Financial advice firm copped $20,000 fine for misleading consumers

by Julia Corderoy05 Aug 2015
An interstate financial advice firm, which also provides mortgage broking services and advice, has had to pay over $20,000 in fines to ASIC for making misleading claims about SMSFs.

According to ASIC, Dixon Advisory Group’s website included a page which compared the costs and performance of SMSFs to industry and retail super funds. It also included a promotional video which made claims in relation to an independent review of the superannuation system, which was subsequently shared on the firm’s social media accounts.

However, ASIC says that the web page and video inaccurately represented the costs and performance of SMSFs compared to industry and retail superannuation funds. As a result, Dixon Advisory has had to pay two $10,200 penalties to the regulator. 

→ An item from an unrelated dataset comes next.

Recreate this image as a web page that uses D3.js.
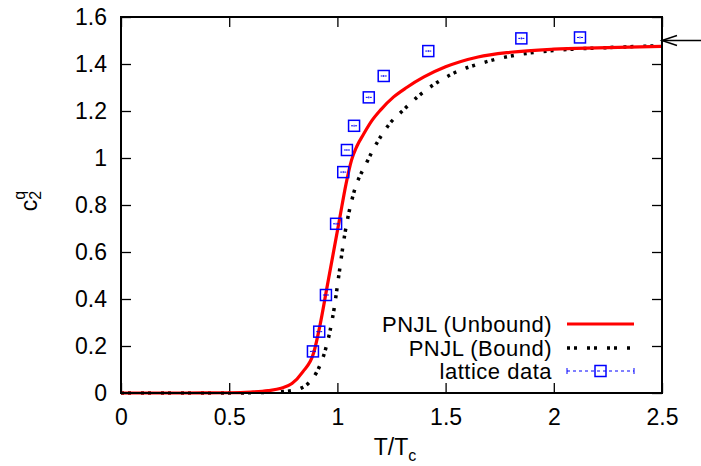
<!DOCTYPE html>
<html>
<head>
<meta charset="utf-8">
<script src="https://cdn.jsdelivr.net/npm/d3@7"></script>
<style>
  body { margin: 0; background: #fff; }
  text { font-family: "Liberation Sans", Arial, sans-serif; fill: #000; }
</style>
</head>
<body>
<div class="chart"></div>
<script>
var svgWidth = 701;
var svgHeight = 466;

var margin = { top: 17, right: 39, bottom: 73, left: 121 };
var width = svgWidth - margin.left - margin.right;
var height = svgHeight - margin.top - margin.bottom;

// PNJL unbound (red solid)
var unboundT  = [0, 0.3, 0.5, 0.6, 0.68, 0.74, 0.79, 0.84, 0.89, 0.92, 0.95, 0.98, 1.01, 1.04, 1.065, 1.09, 1.12, 1.16, 1.2, 1.26, 1.32, 1.4, 1.5, 1.65, 1.8, 2.0, 2.2, 2.5];
var unboundC2 = [0, 0, 0.001, 0.004, 0.01, 0.02, 0.04, 0.09, 0.17, 0.29, 0.44, 0.59, 0.74, 0.89, 0.99, 1.05, 1.10, 1.16, 1.205, 1.26, 1.30, 1.345, 1.388, 1.43, 1.450, 1.463, 1.469, 1.475];

// PNJL bound (black dotted)
var boundT  = [0, 0.3, 0.5, 0.65, 0.75, 0.8, 0.835, 0.87, 0.905, 0.94, 0.965, 0.985, 1.005, 1.035, 1.075, 1.135, 1.18, 1.245, 1.3, 1.37, 1.52, 1.69, 1.86, 2.04, 2.28, 2.5];
var boundC2 = [0, 0, 0, 0.002, 0.006, 0.012, 0.022, 0.045, 0.09, 0.17, 0.26, 0.36, 0.49, 0.68, 0.85, 0.98, 1.06, 1.15, 1.2, 1.26, 1.353, 1.41, 1.443, 1.46, 1.471, 1.478];

// lattice data
var latticeT  = [0.887, 0.916, 0.947, 0.994, 1.027, 1.044, 1.077, 1.145, 1.214, 1.420, 1.850, 2.121];
var latticeC2 = [0.177, 0.261, 0.417, 0.720, 0.940, 1.034, 1.137, 1.258, 1.349, 1.455, 1.509, 1.513];

var xTicks = [0, 0.5, 1, 1.5, 2, 2.5];
var yTicks = [0, 0.2, 0.4, 0.6, 0.8, 1, 1.2, 1.4, 1.6];
var idealLimit = 1.5;

var fontSize = "23px";
var legendFont = "22px";

var svg = d3.select(".chart")
  .append("svg")
  .attr("width", svgWidth)
  .attr("height", svgHeight);

var chartGroup = svg.append("g")
  .attr("transform", `translate(${margin.left}, ${margin.top})`);

var xScale = d3.scaleLinear().domain([0, 2.5]).range([0, width]);
var yScale = d3.scaleLinear().domain([0, 1.6]).range([height, 0]);

// axes with inward ticks, mirrored on top/right
var bottomAxis = d3.axisBottom(xScale).tickValues(xTicks).tickSizeInner(-10).tickSizeOuter(0)
  .tickPadding(16).tickFormat(d3.format("~g"));
var topAxis = d3.axisTop(xScale).tickValues(xTicks).tickSizeInner(-10).tickSizeOuter(0).tickFormat("");
var leftAxis = d3.axisLeft(yScale).tickValues(yTicks).tickSizeInner(-10).tickSizeOuter(0)
  .tickPadding(14).tickFormat(d3.format("~g"));
var rightAxis = d3.axisRight(yScale).tickValues(yTicks).tickSizeInner(-10).tickSizeOuter(0).tickFormat("");

function styleAxis(g) {
  g.select(".domain").remove();
  g.selectAll(".tick line").attr("stroke", "#000").attr("stroke-width", 1.3);
  g.selectAll(".tick text").attr("font-size", fontSize).attr("fill", "#000")
    .attr("font-family", "Liberation Sans, Arial, sans-serif");
}

chartGroup.append("g").attr("transform", `translate(0, ${height})`).call(bottomAxis).call(styleAxis);
chartGroup.append("g").call(topAxis).call(styleAxis);
chartGroup.append("g").call(leftAxis).call(styleAxis);
chartGroup.append("g").attr("transform", `translate(${width}, 0)`).call(rightAxis).call(styleAxis);

// curves
var line = d3.line()
  .x(d => xScale(d[0]))
  .y(d => yScale(d[1]))
  .curve(d3.curveMonotoneX);

chartGroup.append("path")
  .datum(boundT.map((t, i) => [t, boundC2[i]]))
  .attr("fill", "none")
  .attr("stroke", "#000")
  .attr("stroke-width", 3.5)
  .attr("stroke-dasharray", "3,4,3,10")
  .attr("d", line);

chartGroup.append("path")
  .datum(unboundT.map((t, i) => [t, unboundC2[i]]))
  .attr("fill", "none")
  .attr("stroke", "#ff0000")
  .attr("stroke-width", 3.2)
  .attr("d", line);

// legend sample for lattice: square with dashed bar and end ticks
function drawLattice(g, cx, cy, half) {
  g.append("line")
    .attr("x1", cx - half).attr("x2", cx + half)
    .attr("y1", cy).attr("y2", cy)
    .attr("stroke", "#0000ff").attr("stroke-width", 1)
    .attr("stroke-dasharray", "3,3");
  g.append("line")
    .attr("x1", cx - half).attr("x2", cx - half)
    .attr("y1", cy - 3).attr("y2", cy + 3)
    .attr("stroke", "#0000ff").attr("stroke-width", 1);
  g.append("line")
    .attr("x1", cx + half).attr("x2", cx + half)
    .attr("y1", cy - 3).attr("y2", cy + 3)
    .attr("stroke", "#0000ff").attr("stroke-width", 1);
  g.append("rect")
    .attr("x", cx - 5.5).attr("y", cy - 5.5)
    .attr("width", 11).attr("height", 11)
    .attr("fill", "none")
    .attr("stroke", "#0000ff")
    .attr("stroke-width", 1.5);
}

var latticeGroup = chartGroup.append("g");
latticeT.forEach(function (t, i) {
  var g = latticeGroup.append("g");
  g.append("line")
    .attr("x1", xScale(t) - 3).attr("x2", xScale(t) + 3)
    .attr("y1", yScale(latticeC2[i])).attr("y2", yScale(latticeC2[i]))
    .attr("stroke", "#0000ff").attr("stroke-width", 1)
    .attr("stroke-dasharray", "2,2");
  g.append("line")
    .attr("x1", xScale(t)).attr("x2", xScale(t))
    .attr("y1", yScale(latticeC2[i]) - 1).attr("y2", yScale(latticeC2[i]) + 1)
    .attr("stroke", "#0000ff").attr("stroke-width", 1);
  g.append("rect")
    .attr("x", xScale(t) - 5.5).attr("y", yScale(latticeC2[i]) - 5.5)
    .attr("width", 11).attr("height", 11)
    .attr("fill", "none")
    .attr("stroke", "#0000ff")
    .attr("stroke-width", 1.5);
});

// frame
chartGroup.append("rect")
  .attr("width", width).attr("height", height)
  .attr("fill", "none")
  .attr("stroke", "#000")
  .attr("stroke-width", 2);

// arrow marking the ideal gas limit
var arrowY = yScale(idealLimit);
var arrow = chartGroup.append("g").attr("stroke", "#000").attr("stroke-width", 1.5).attr("fill", "none");
arrow.append("line").attr("x1", width).attr("x2", width + 40).attr("y1", arrowY).attr("y2", arrowY);
arrow.append("path").attr("d", `M${width + 15},${arrowY - 5} L${width},${arrowY} L${width + 15},${arrowY + 5}`);

// legend
var legend = chartGroup.append("g");
var legendTextX = 431;
var sampleX1 = 446, sampleX2 = 513;
var rows = [307, 331, 354];

function legendText(y, label) {
  legend.append("text").attr("x", legendTextX).attr("y", y + 8)
    .attr("text-anchor", "end").attr("font-size", legendFont)
    .attr("letter-spacing", "0.5px").text(label);
}

legendText(rows[0], "PNJL (Unbound)");
legend.append("line").attr("x1", sampleX1).attr("x2", sampleX2).attr("y1", rows[0]).attr("y2", rows[0])
  .attr("stroke", "#ff0000").attr("stroke-width", 3.2);

legendText(rows[1], "PNJL (Bound)");
legend.append("line").attr("x1", sampleX1).attr("x2", sampleX2).attr("y1", rows[1]).attr("y2", rows[1])
  .attr("stroke", "#000").attr("stroke-width", 3.5).attr("stroke-dasharray", "3,4,3,10");

legendText(rows[2], "lattice data");
drawLattice(legend, (sampleX1 + sampleX2) / 2, rows[2], (sampleX2 - sampleX1) / 2);

// axis labels
var xLabel = svg.append("text")
  .attr("x", 395).attr("y", 455)
  .attr("text-anchor", "middle")
  .attr("font-size", fontSize);
xLabel.append("tspan").text("T/T");
xLabel.append("tspan").attr("dy", 6).attr("font-size", "16px").text("c");

var yLabel = svg.append("text")
  .attr("transform", "translate(37, 201) rotate(-90)")
  .attr("text-anchor", "middle")
  .attr("font-size", fontSize);
yLabel.append("tspan").text("c");
yLabel.append("tspan").attr("dy", 4).attr("font-size", "16px").text("2");
yLabel.append("tspan").attr("dx", -9).attr("dy", -16).attr("font-size", "16px").text("q");
</script>
</body>
</html>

“ASIC is determined that all consumers including those considering a self-managed approach to their super get accurate information, and are not misled by any form of advertising, including online and through social media,” ASIC Deputy Chair Peter Kell said.

“Any comparisons between SMSFs and industry and retail funds, particularly regarding performance or fees, must be accurate and have a reasonable basis. Any qualification should be apparent to a consumer when they first see the information.”

Last month, ASIC released two information sheets to improve the quality of advice provided by advisers on SMSFs after announcing SMSFs will be a key surveillance priority.